### Description of the task
In the records below, reproduce exactly the lines from the one containing "Rebuild this chart" through the one containing "ax = fig.add_axes([63", both included, and omit the pictures.

___ Material for the task

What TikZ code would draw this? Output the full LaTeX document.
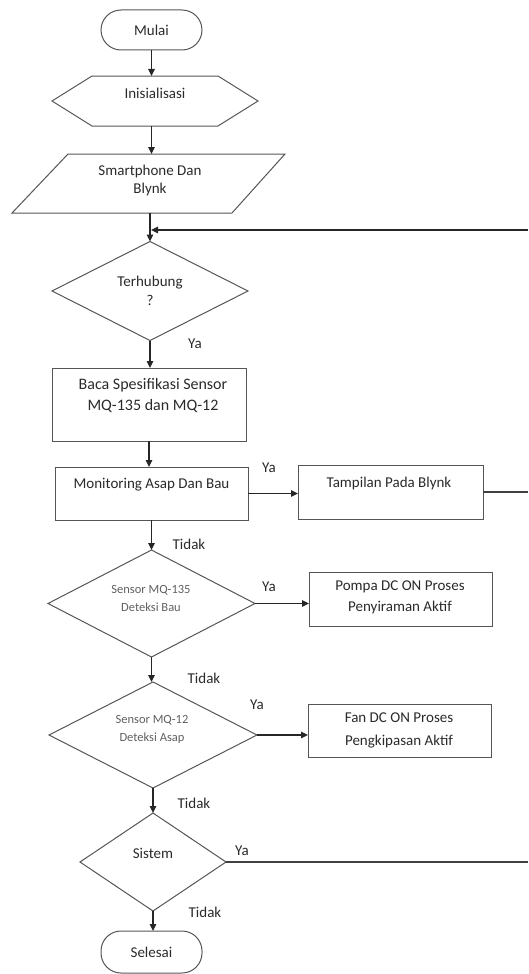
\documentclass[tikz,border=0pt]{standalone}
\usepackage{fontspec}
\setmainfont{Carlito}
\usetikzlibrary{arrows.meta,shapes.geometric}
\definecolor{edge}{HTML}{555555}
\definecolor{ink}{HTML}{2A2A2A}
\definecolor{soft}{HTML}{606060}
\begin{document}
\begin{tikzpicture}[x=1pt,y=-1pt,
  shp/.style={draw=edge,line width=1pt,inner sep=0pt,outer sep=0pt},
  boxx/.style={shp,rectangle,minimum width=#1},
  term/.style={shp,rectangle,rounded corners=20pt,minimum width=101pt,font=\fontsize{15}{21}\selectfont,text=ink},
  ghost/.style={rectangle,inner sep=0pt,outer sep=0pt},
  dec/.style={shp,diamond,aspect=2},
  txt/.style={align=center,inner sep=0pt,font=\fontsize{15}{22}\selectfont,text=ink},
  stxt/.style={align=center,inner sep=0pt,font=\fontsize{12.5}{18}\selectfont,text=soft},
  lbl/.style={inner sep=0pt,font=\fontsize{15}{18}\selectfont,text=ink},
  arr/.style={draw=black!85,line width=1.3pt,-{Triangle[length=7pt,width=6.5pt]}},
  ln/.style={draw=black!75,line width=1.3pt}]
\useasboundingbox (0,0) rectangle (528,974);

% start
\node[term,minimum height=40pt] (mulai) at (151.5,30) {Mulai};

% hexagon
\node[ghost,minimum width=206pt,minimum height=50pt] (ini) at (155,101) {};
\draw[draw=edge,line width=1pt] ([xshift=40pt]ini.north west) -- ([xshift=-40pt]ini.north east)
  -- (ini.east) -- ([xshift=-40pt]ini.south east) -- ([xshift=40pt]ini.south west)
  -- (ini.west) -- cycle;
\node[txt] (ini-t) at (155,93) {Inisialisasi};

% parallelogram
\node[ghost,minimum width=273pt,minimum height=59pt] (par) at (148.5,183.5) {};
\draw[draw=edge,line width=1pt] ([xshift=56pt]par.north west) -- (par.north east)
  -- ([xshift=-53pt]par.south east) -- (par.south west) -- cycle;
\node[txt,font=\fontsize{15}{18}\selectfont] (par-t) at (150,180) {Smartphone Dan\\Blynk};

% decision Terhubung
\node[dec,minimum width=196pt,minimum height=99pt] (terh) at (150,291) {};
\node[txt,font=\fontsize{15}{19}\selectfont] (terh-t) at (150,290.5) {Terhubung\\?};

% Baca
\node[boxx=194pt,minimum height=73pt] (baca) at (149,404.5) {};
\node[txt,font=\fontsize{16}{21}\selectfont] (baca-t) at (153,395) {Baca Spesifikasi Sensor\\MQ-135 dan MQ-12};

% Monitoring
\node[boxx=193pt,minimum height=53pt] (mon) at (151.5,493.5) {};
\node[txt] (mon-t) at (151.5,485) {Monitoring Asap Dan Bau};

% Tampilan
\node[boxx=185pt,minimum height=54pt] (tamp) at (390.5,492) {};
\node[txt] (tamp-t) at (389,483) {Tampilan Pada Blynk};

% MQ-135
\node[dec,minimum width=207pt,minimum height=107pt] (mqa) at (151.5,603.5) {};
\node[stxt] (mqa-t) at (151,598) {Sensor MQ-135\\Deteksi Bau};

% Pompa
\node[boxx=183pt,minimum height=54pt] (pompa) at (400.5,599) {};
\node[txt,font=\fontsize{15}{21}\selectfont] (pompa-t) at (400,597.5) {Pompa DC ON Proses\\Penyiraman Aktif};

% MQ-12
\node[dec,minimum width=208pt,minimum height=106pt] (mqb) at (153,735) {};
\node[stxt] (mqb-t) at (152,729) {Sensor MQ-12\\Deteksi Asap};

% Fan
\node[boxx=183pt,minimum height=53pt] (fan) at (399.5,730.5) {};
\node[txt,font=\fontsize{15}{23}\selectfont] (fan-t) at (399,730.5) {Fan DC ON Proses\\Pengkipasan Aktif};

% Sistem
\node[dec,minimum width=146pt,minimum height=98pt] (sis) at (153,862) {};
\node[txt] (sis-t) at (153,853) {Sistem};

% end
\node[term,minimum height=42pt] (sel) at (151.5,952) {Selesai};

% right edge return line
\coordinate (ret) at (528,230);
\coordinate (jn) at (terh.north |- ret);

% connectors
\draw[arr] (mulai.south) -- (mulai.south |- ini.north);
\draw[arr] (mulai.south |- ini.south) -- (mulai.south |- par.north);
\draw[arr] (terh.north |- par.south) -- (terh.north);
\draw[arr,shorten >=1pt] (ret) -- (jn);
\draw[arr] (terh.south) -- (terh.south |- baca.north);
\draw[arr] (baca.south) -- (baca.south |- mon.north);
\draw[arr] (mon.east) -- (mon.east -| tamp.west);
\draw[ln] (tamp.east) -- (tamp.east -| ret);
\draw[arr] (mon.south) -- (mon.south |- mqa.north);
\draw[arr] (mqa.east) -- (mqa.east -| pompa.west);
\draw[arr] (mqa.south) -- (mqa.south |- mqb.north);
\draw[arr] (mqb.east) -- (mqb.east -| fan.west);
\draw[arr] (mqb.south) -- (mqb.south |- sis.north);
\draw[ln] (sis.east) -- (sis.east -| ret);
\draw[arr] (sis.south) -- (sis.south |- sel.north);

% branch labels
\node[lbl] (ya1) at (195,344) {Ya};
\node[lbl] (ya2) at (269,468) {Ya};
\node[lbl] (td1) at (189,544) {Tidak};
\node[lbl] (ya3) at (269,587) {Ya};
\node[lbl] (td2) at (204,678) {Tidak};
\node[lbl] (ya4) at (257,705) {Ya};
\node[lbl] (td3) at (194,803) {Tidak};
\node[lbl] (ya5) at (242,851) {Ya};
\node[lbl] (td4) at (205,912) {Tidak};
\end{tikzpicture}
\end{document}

______
___ Material for the task

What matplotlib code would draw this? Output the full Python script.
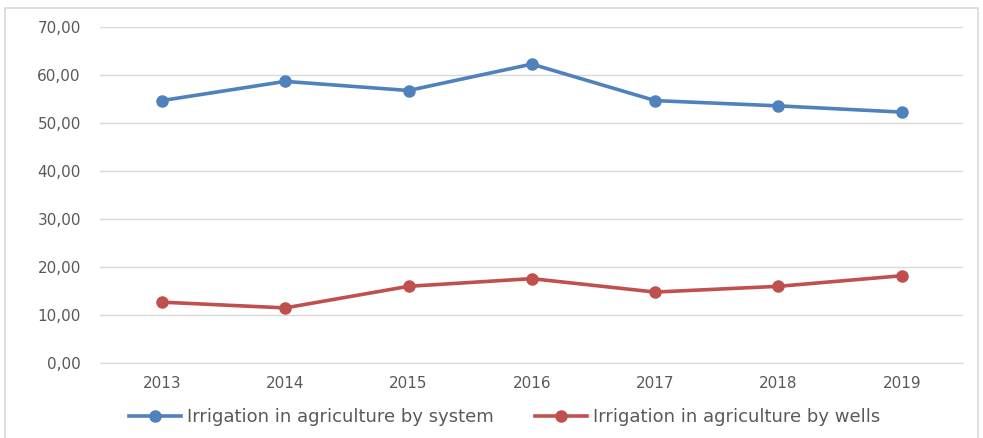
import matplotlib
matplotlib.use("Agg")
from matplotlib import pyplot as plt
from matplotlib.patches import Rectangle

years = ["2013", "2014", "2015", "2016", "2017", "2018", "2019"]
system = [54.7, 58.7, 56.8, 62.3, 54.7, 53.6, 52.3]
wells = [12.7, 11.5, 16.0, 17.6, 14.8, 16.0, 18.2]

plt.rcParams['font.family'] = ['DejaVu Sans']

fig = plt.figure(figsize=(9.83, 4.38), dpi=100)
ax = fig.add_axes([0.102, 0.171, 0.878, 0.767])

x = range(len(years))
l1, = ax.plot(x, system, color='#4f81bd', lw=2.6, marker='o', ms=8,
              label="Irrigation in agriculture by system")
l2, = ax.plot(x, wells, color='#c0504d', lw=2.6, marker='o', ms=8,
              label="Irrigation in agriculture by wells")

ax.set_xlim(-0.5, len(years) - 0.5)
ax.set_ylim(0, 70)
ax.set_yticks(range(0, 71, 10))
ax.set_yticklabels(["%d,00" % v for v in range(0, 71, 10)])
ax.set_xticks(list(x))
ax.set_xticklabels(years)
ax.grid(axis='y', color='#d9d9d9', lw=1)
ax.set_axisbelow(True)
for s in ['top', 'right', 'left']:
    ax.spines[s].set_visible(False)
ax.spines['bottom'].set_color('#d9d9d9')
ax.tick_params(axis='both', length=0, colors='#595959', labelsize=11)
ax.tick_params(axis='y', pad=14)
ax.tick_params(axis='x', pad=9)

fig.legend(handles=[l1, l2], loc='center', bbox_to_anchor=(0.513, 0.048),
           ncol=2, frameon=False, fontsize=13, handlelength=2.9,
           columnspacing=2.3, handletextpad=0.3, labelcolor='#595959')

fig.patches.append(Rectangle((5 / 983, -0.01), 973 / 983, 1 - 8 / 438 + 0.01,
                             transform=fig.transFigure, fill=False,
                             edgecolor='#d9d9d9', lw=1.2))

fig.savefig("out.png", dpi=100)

______
___ Material for the task

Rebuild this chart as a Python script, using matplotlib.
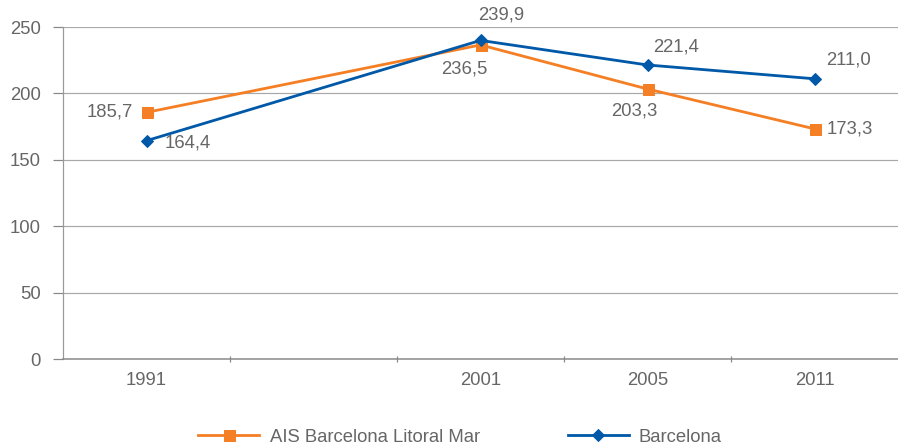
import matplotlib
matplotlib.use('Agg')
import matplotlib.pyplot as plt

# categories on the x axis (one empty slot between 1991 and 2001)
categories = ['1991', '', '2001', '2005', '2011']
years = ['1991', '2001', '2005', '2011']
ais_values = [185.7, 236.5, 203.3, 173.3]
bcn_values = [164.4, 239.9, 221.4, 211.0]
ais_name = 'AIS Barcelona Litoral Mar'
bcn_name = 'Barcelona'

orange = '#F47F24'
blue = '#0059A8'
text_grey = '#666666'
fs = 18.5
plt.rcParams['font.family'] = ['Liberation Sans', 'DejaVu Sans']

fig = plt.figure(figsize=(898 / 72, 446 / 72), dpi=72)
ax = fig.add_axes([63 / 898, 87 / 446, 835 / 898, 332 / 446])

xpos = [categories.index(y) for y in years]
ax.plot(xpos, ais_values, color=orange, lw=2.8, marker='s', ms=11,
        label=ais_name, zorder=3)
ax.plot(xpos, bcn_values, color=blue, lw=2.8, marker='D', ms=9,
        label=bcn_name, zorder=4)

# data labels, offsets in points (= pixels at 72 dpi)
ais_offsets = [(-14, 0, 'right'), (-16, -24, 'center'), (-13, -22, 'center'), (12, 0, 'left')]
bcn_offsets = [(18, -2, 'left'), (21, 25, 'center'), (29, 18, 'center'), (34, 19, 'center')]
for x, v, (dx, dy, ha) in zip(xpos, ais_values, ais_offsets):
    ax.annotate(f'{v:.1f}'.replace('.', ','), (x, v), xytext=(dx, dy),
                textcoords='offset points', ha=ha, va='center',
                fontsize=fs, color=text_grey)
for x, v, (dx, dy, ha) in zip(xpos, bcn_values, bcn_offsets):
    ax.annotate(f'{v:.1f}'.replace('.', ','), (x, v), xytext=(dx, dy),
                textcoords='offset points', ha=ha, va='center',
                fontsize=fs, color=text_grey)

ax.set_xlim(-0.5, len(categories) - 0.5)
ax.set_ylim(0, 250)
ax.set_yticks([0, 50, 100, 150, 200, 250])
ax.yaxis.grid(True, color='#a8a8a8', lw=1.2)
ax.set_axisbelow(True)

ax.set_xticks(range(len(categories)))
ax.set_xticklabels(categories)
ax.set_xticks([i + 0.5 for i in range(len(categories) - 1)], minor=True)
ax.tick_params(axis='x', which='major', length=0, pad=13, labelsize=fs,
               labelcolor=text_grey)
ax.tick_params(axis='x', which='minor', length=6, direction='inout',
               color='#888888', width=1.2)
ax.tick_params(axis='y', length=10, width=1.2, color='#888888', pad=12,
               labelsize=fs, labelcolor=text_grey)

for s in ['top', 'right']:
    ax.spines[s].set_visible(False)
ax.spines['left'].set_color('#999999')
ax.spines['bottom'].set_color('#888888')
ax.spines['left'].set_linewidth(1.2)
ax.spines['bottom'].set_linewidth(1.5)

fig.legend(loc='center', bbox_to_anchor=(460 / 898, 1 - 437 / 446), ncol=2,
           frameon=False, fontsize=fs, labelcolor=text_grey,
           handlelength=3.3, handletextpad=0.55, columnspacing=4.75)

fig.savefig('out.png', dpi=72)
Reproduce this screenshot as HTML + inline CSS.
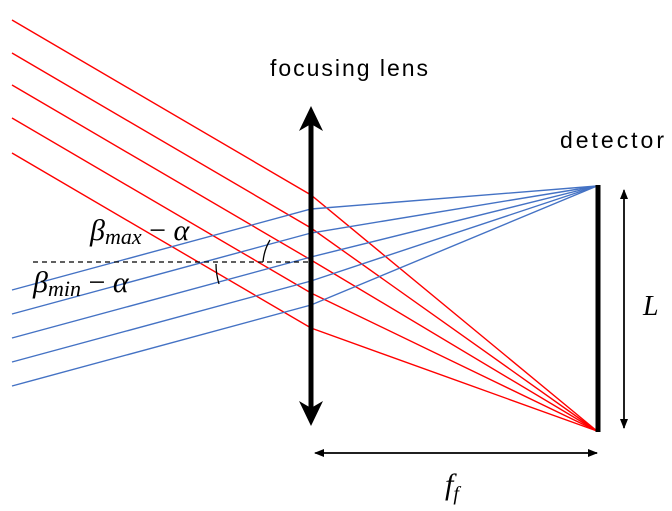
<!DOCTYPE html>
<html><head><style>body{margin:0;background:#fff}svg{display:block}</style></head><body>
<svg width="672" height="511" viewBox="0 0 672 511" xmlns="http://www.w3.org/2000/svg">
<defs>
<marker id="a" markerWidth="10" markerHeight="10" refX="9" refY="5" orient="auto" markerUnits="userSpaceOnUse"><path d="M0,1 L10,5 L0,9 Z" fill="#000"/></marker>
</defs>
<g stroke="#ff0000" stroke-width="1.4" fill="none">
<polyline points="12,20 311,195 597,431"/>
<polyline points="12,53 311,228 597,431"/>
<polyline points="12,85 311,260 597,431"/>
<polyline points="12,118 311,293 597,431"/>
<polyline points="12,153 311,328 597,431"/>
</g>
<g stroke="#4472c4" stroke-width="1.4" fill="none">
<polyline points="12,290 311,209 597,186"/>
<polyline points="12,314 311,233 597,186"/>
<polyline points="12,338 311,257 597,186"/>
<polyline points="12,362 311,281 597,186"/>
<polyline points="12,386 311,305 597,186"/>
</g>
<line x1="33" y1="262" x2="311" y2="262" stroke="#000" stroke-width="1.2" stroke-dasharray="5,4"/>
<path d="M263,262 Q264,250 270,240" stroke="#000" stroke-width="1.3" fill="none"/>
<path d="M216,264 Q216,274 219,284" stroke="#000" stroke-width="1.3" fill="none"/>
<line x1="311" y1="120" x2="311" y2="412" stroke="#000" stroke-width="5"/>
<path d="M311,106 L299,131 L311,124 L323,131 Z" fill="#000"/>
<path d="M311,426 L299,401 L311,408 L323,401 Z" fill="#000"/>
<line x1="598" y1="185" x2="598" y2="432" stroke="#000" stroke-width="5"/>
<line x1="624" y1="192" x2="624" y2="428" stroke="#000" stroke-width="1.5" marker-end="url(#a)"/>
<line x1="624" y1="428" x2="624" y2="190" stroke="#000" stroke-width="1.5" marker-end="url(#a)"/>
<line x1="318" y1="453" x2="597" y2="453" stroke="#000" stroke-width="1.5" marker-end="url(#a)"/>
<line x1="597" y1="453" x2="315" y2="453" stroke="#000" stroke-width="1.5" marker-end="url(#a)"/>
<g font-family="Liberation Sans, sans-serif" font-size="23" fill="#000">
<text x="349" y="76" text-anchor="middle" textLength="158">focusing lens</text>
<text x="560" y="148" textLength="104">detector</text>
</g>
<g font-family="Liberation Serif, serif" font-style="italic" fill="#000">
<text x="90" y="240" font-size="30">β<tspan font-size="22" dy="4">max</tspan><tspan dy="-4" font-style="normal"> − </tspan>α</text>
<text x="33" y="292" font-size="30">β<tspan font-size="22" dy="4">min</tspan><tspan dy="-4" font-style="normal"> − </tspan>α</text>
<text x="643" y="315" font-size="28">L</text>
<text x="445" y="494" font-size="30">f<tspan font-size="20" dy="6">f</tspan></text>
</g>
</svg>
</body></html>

______

### Worked answer
Rebuild this chart as a Python script, using matplotlib.
import matplotlib
matplotlib.use('Agg')
import matplotlib.pyplot as plt

# categories on the x axis (one empty slot between 1991 and 2001)
categories = ['1991', '', '2001', '2005', '2011']
years = ['1991', '2001', '2005', '2011']
ais_values = [185.7, 236.5, 203.3, 173.3]
bcn_values = [164.4, 239.9, 221.4, 211.0]
ais_name = 'AIS Barcelona Litoral Mar'
bcn_name = 'Barcelona'

orange = '#F47F24'
blue = '#0059A8'
text_grey = '#666666'
fs = 18.5
plt.rcParams['font.family'] = ['Liberation Sans', 'DejaVu Sans']

fig = plt.figure(figsize=(898 / 72, 446 / 72), dpi=72)
ax = fig.add_axes([63 / 898, 87 / 446, 835 / 898, 332 / 446])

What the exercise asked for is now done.